What We Do
Purpose & Authorizing Legislation: Warm Springs National Fish Hatchery was a vision of the Confederated Tribes of the Warm Springs Reservation of Oregon since 1959 when the Service was asked to investigate the possibilities of salmon and steelhead enhancement on the reservation. The hatchery enhances Tribal fisheries on the Reservation and traditional fishing areas and natural origin fish populations in the Warm Springs River. Congress authorized the construction of the Warm Springs Hatchery in 1966.
Funding: The hatchery is funded out of the Service’s congressionally appropriated funding.

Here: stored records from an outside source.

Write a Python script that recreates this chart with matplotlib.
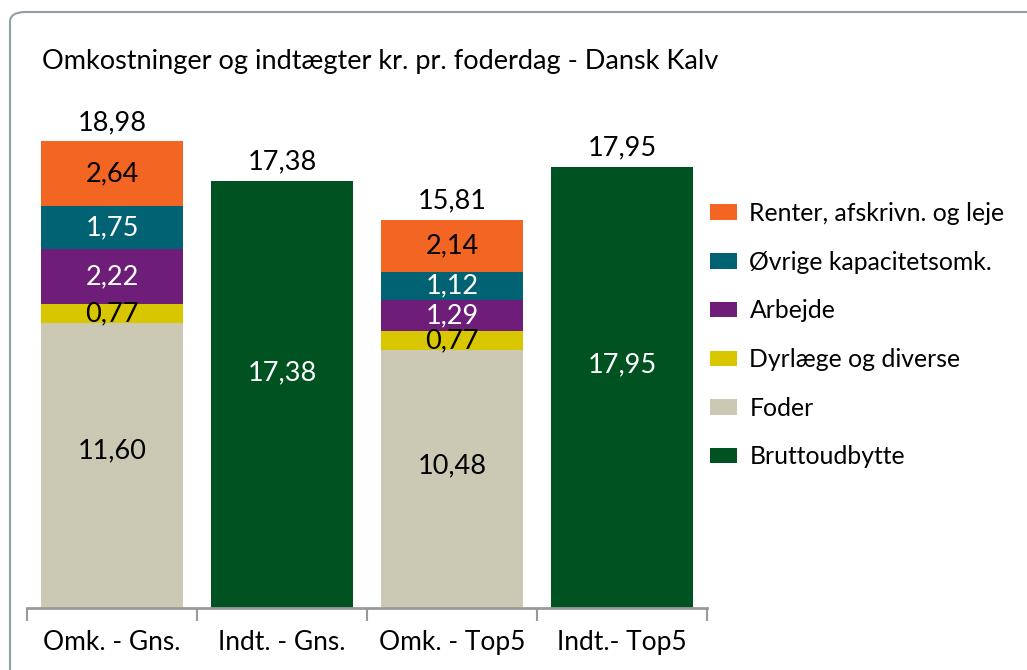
import matplotlib
matplotlib.use("Agg")
import matplotlib.pyplot as plt
from matplotlib.patches import FancyBboxPatch, Patch

plt.rcParams['font.family'] = ['Lato', 'DejaVu Sans']

categories = ["Omk. - Gns.", "Indt. - Gns.", "Omk. - Top5", "Indt.- Top5"]
series_names = ["Foder", "Dyrlæge og diverse", "Arbejde", "Øvrige kapacitetsomk.",
                "Renter, afskrivn. og leje", "Bruttoudbytte"]
foder = [11.60, 0, 10.48, 0]
dyrlaege = [0.77, 0, 0.77, 0]
arbejde = [2.22, 0, 1.29, 0]
oevrige = [1.75, 0, 1.12, 0]
renter = [2.64, 0, 2.14, 0]
brutto = [0, 17.38, 0, 17.95]
totals = [18.98, 17.38, 15.81, 17.95]
title = "Omkostninger og indtægter kr. pr. foderdag - Dansk Kalv"

colors = ["#CBC9B3", "#D7C600", "#6E1E78", "#006272", "#F26522", "#005221"]
label_colors = ["black", "black", "white", "white", "black", "white"]
series = [foder, dyrlaege, arbejde, oevrige, renter, brutto]

fig = plt.figure(figsize=(10.27, 6.7), dpi=100)
ax = fig.add_axes([27/1027, 62/670, 680/1027, 504/670])

x = list(range(len(categories)))
bottoms = [0.0] * len(categories)
handles = {}
for name, vals, col, lc in zip(series_names, series, colors, label_colors):
    ax.bar(x, vals, bottom=bottoms, width=0.83, color=col, edgecolor='none')
    handles[name] = Patch(facecolor=col, edgecolor='none')
    for i, v in enumerate(vals):
        if v > 0:
            ax.text(x[i], bottoms[i] + v * (0.55 if v > 5 else 0.5),
                    f"{v:.2f}".replace('.', ','), ha='center', va='center',
                    fontsize=19.5, color=lc)
    bottoms = [b + v for b, v in zip(bottoms, vals)]

for i, t in enumerate(totals):
    ax.text(x[i], bottoms[i] + 0.75, f"{t:.2f}".replace('.', ','),
            ha='center', va='center', fontsize=19.5, color='black')

ax.set_xlim(-0.5, 3.5)
ax.set_ylim(0, 20.5)
for s in ['top', 'right', 'left']:
    ax.spines[s].set_visible(False)
ax.spines['bottom'].set_color('#999999')
ax.spines['bottom'].set_linewidth(2)
ax.set_yticks([])
ax.set_xticks(x)
ax.set_xticklabels(categories, fontsize=19)
ax.tick_params(axis='x', which='major', length=0, pad=16)
ax.set_xticks([-0.5, 0.5, 1.5, 2.5, 3.5], minor=True)
ax.tick_params(axis='x', which='minor', length=9, width=1.5, color='#999999', direction='out')

fig.text(42/1027, 1 - 62/670, title, fontsize=19.5, ha='left', va='center')

order = ["Renter, afskrivn. og leje", "Øvrige kapacitetsomk.", "Arbejde",
         "Dyrlæge og diverse", "Foder", "Bruttoudbytte"]
fig.legend([handles[n] for n in order], order, loc='upper left',
           bbox_to_anchor=(700/1027, 1 - 192/670), frameon=False, fontsize=17.8,
           handlelength=1.1, handleheight=0.58, handletextpad=0.5,
           labelspacing=1.04, borderaxespad=0)

border = FancyBboxPatch((10/1027, -0.05), 1.1, 1 - 12/670 + 0.05,
                        boxstyle="round,pad=0,rounding_size=0.015",
                        transform=fig.transFigure, facecolor='none',
                        edgecolor='#8FA0A5', linewidth=1.5, clip_on=False)
fig.patches.append(border)

fig.savefig("out.png", dpi=100)
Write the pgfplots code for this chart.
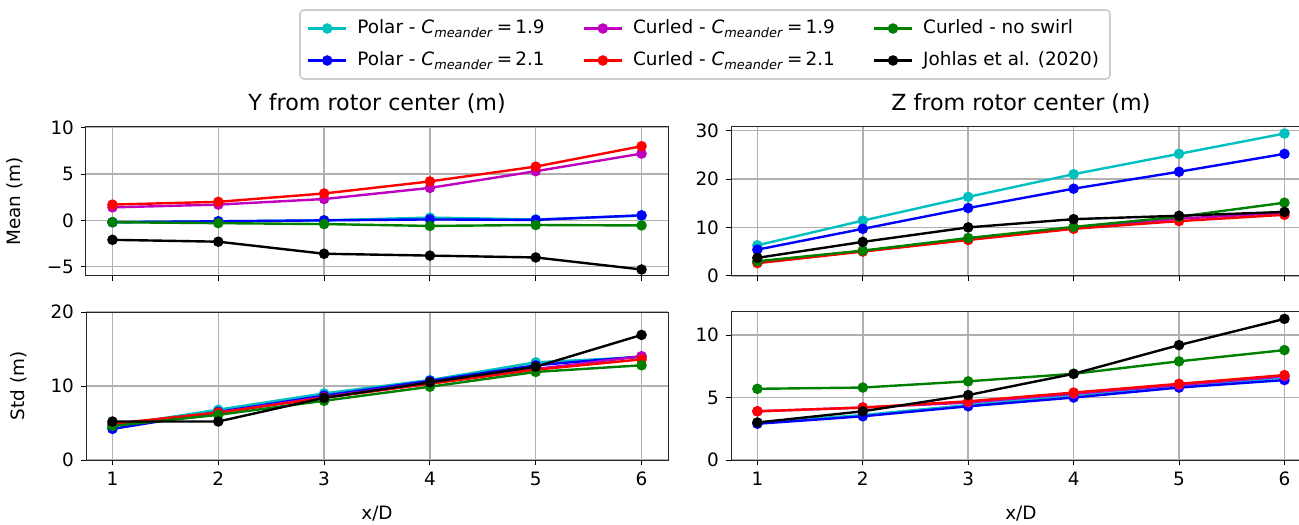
\documentclass[border=0pt]{standalone}
\usepackage{pgfplots}
\pgfplotsset{compat=1.18}
\usepackage{fontspec}
\setmainfont{DejaVu Sans}
\definecolor{cPA}{rgb}{0,0.75,0.75}
\definecolor{cPB}{rgb}{0,0,1}
\definecolor{cCA}{rgb}{0.75,0,0.75}
\definecolor{cCB}{rgb}{1,0,0}
\definecolor{cNS}{rgb}{0,0.5,0}
\definecolor{cJ}{rgb}{0,0,0}
\newcommand{\tickfont}{\fontsize{9.2pt}{11pt}\selectfont}
\newcommand{\titlefont}{\fontsize{11.1pt}{13pt}\selectfont}
\pgfplotsset{
  myaxis/.style={
    scale only axis,
    anchor=south west,
    xmin=0.75, xmax=6.25,
    xtick={1,2,3,4,5,6},
    tick align=outside, tick pos=left,
    major tick length=2.5pt,
    every tick/.style={black, line width=0.5pt},
    axis line style={black!85, line width=0.5pt},
    grid=major,
    major grid style={color=black!31, line width=0.75pt},
    font=\tickfont,
    tick label style={font=\tickfont},
    label style={font=\tickfont},
    ylabel style={xshift=0pt, yshift=5pt},
    xlabel style={yshift=-3pt},
    /pgf/number format/assume math mode=true,
    title style={font=\titlefont, yshift=-2.5pt},
    legend image code/.code={\draw[mark repeat=2,mark phase=2] plot coordinates {(0pt,0pt)(9.5pt,0pt)(19pt,0pt)};},
  },
  s/.style={line width=1.2pt, mark=*, mark size=2pt, mark options={solid}},
}
\begin{document}
\begin{tikzpicture}
\useasboundingbox (0,0) rectangle (649.5pt,262pt);
% top-left
\begin{axis}[myaxis, at={(43pt,124pt)}, width=291pt, height=74.5pt,
  ymin=-6.0, ymax=10.07, ytick={-5,0,5,10}, yticklabels={−5,0,5,10},
  xticklabels={},
  ylabel={Mean (m)},
  title={Y from rotor center (m)},
  legend columns=3,
  legend style={at={(1.0636,1.5537)}, anchor=center, draw=black!20, rounded corners=2pt,
    fill=white, font=\tickfont, line width=0.8pt, inner xsep=3.5pt, inner ysep=3pt,
    /tikz/every even column/.append style={column sep=17pt},
    /tikz/every odd column/.append style={column sep=3pt},
    row sep=3.5pt},
  legend cell align=left]
\addlegendimage{s, cPA}\addlegendentry{Polar - \textit{C}\textsubscript{\textit{meander}}\,=\,1.9}
\addlegendimage{s, cCA}\addlegendentry{Curled - \textit{C}\textsubscript{\textit{meander}}\,=\,1.9}
\addlegendimage{s, cNS}\addlegendentry{Curled - no swirl}
\addlegendimage{s, cPB}\addlegendentry{Polar - \textit{C}\textsubscript{\textit{meander}}\,=\,2.1}
\addlegendimage{s, cCB}\addlegendentry{Curled - \textit{C}\textsubscript{\textit{meander}}\,=\,2.1}
\addlegendimage{s, cJ}\addlegendentry{Johlas et al. (2020)}
\addplot[s, cPA] coordinates {(1,-0.2)(2,-0.1)(3,0.0)(4,0.3)(5,0.1)(6,0.5)};
\addplot[s, cPB] coordinates {(1,-0.2)(2,-0.1)(3,0.0)(4,0.1)(5,0.05)(6,0.55)};
\addplot[s, cCA] coordinates {(1,1.4)(2,1.7)(3,2.3)(4,3.5)(5,5.3)(6,7.2)};
\addplot[s, cCB] coordinates {(1,1.7)(2,2.0)(3,2.9)(4,4.2)(5,5.8)(6,8.0)};
\addplot[s, cNS] coordinates {(1,-0.2)(2,-0.3)(3,-0.4)(4,-0.6)(5,-0.5)(6,-0.55)};
\addplot[s, cJ] coordinates {(1,-2.1)(2,-2.3)(3,-3.6)(4,-3.8)(5,-4.0)(6,-5.3)};
\end{axis}
% top-right
\begin{axis}[myaxis, at={(365.5pt,124pt)}, width=289.9pt, height=74.5pt,
  ymin=-0.05, ymax=30.75, ytick={0,10,20,30},
  xticklabels={},
  title={Z from rotor center (m)}]
\addplot[s, cPA] coordinates {(1,6.3)(2,11.4)(3,16.3)(4,21.0)(5,25.2)(6,29.4)};
\addplot[s, cPB] coordinates {(1,5.4)(2,9.7)(3,14.0)(4,18.0)(5,21.5)(6,25.2)};
\addplot[s, cCA] coordinates {(1,2.8)(2,5.1)(3,7.5)(4,9.9)(5,11.8)(6,13.0)};
\addplot[s, cCB] coordinates {(1,2.6)(2,5.0)(3,7.4)(4,9.7)(5,11.3)(6,12.6)};
\addplot[s, cNS] coordinates {(1,3.0)(2,5.2)(3,7.8)(4,10.1)(5,12.2)(6,15.1)};
\addplot[s, cJ] coordinates {(1,3.7)(2,7.0)(3,10.0)(4,11.7)(5,12.4)(6,13.2)};
\end{axis}
% bottom-left
\begin{axis}[myaxis, at={(43pt,32pt)}, width=291pt, height=74pt,
  ymin=0, ymax=20, ytick={0,10,20},
  xlabel={x/D}, ylabel={Std (m)}]
\addplot[s, cPA] coordinates {(1,4.6)(2,6.8)(3,9.0)(4,10.8)(5,13.2)(6,13.9)};
\addplot[s, cPB] coordinates {(1,4.2)(2,6.5)(3,8.7)(4,10.7)(5,12.8)(6,14.0)};
\addplot[s, cCA] coordinates {(1,4.8)(2,6.4)(3,8.5)(4,10.5)(5,12.3)(6,14.0)};
\addplot[s, cCB] coordinates {(1,4.9)(2,6.4)(3,8.4)(4,10.3)(5,12.2)(6,13.6)};
\addplot[s, cNS] coordinates {(1,4.6)(2,6.1)(3,8.0)(4,9.9)(5,11.9)(6,12.8)};
\addplot[s, cJ] coordinates {(1,5.2)(2,5.2)(3,8.4)(4,10.5)(5,12.6)(6,16.9)};
\end{axis}
% bottom-right
\begin{axis}[myaxis, at={(365.5pt,32pt)}, width=289.9pt, height=74pt,
  ymin=0, ymax=11.85, ytick={0,5,10},
  xlabel={x/D}]
\addplot[s, cPA] coordinates {(1,3.0)(2,3.6)(3,4.4)(4,5.2)(5,5.9)(6,6.6)};
\addplot[s, cPB] coordinates {(1,2.9)(2,3.5)(3,4.3)(4,5.0)(5,5.8)(6,6.4)};
\addplot[s, cCA] coordinates {(1,3.9)(2,4.2)(3,4.6)(4,5.3)(5,6.0)(6,6.7)};
\addplot[s, cCB] coordinates {(1,3.9)(2,4.2)(3,4.7)(4,5.4)(5,6.1)(6,6.8)};
\addplot[s, cNS] coordinates {(1,5.7)(2,5.8)(3,6.3)(4,6.9)(5,7.9)(6,8.8)};
\addplot[s, cJ] coordinates {(1,3.0)(2,3.9)(3,5.2)(4,6.9)(5,9.2)(6,11.3)};
\end{axis}
\end{tikzpicture}
\end{document}
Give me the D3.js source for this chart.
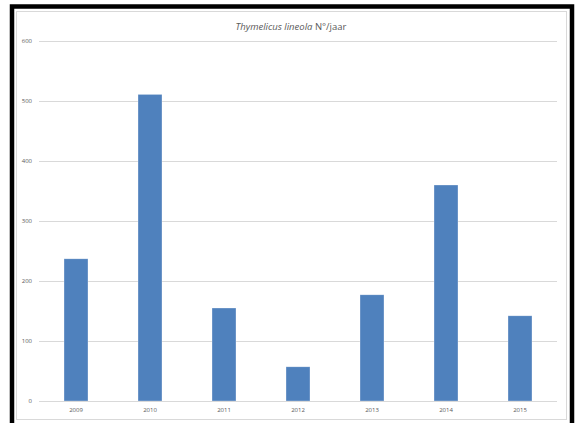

Fish Produced: Warm Springs National Fish Hatchery produces 750,000 spring Chinook salmon (hatchery and natural origin) for direct release into the Warm Springs River annually. Recently, at the request of the Confederated Tribes of the Warm Springs Reservation of Oregon, the hatchery has been spawning and rearing natural origin fish returning to the Warm Springs River to augment declining populations. All operations and production at the hatchery are determined through extensive planning and coordination with the Confederated Tribes of the Warm Springs Reservation of Oregon and the Service.
Hatchery Life Cycle
Spring: Smolts are released into the Warm Springs River in April. The adult holding ponds are cleaned and the fish ladder is prepped and opened. Adults return to the hatchery as early as April.
Summer: Adults are sorted and spawned. Fertilized eggs are taken to the hatchery building to incubate. Spawned adults are sampled for diseases and coded-wire tags are recovered.
Fall: Eggs are sorted, counted, and treated to prevent diseases. The eggs hatch in October after two months incubation. The previous year's fry are marked and tagged.
Winter: The fry are transferred to the outdoor raceways after they absorb their yolk and start on feed. One-year-olds start to smolt, preparing for ocean migration.
Management and Conservation
The next time you go fishing, you might just catch a fish that was raised at Warm Springs National Fish Hatchery. Since 1871, National Fish Hatcheries have been responding to conservation challenges affecting America’s fish and other aquatic species. Producing fish continues to be an irreplaceable tool in managing or restoring fisheries along with habitat conservation. In doing so, we help provide recreation opportunities to America’s 34 million anglers who spend $36 billion annually in pursuit of their favored pastime.